What is really worth getting woken up and coming into the office for? Alerts
are issued like this, nagios alerts go to email, these are not generally
emergencies, a couple checks do fire sms alerts, so I consider these email
alerts issues for the workday, and I do not check these on the weekend. An
automated system scans syslog for alerts that might be an emergency (based on
prior experience (i.e. db errors about a disk subsystem, etc)), we also have
our apps log emergency issues to syslog, and if one is triggered, a sms goes
out to the group. We also have any helpdesk tickets (you have a helpdesk
right?), with "emergency" in the title issue a page, users know to do this via
the "what an emergency is" wiki page.

When a page comes in, if you can take it, you simply issue a sms "ACK" to the
group, this tells everyone that you have Accepted this page, and you are the
owner. This helps us load balance across everyone's lives. If you need help,
you pull in other people as needed. You also issue a sms "All Clear", when the
issue is resolved, this will typically go alongside an email to the group with
an issue summery.

This entire system does not need to be complex. Start simple and iterate as
needed. There also needs to be a process to find out what happened, do we need
more monitoring, additional syslog triggers, etc.

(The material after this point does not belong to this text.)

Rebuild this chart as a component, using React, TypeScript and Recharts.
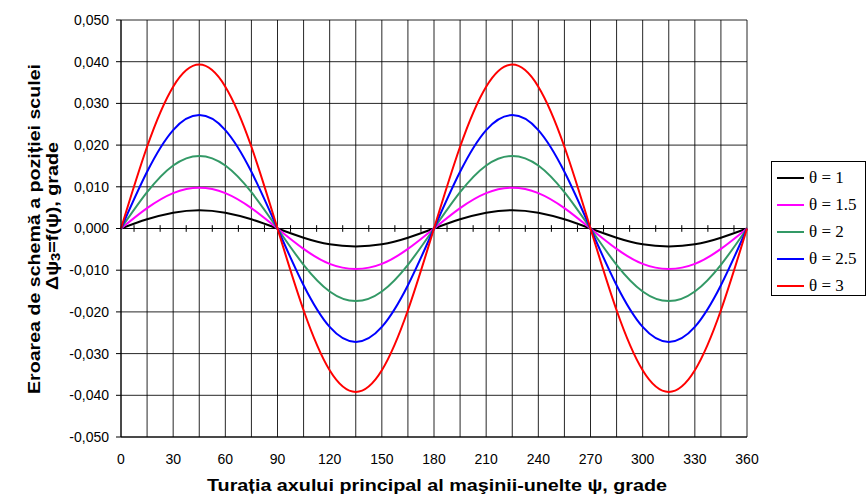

ps. our UPS, HVAC, and security systems can issues pages via sms too as
needed. I didn't mention this because it highly dependent on our environment.
We also use a modem and landline to issues these pages. We have a linux server
with qpage [1] running on it, which issues the pages by dialing a landline at
a telco. This allows us to issue pages if our network link goes down too.

pss check out my website @
[http://sysadmincasts.com/](http://sysadmincasts.com/) where I plan to cover
issues like this.

[1] [http://www.qpage.org/](http://www.qpage.org/)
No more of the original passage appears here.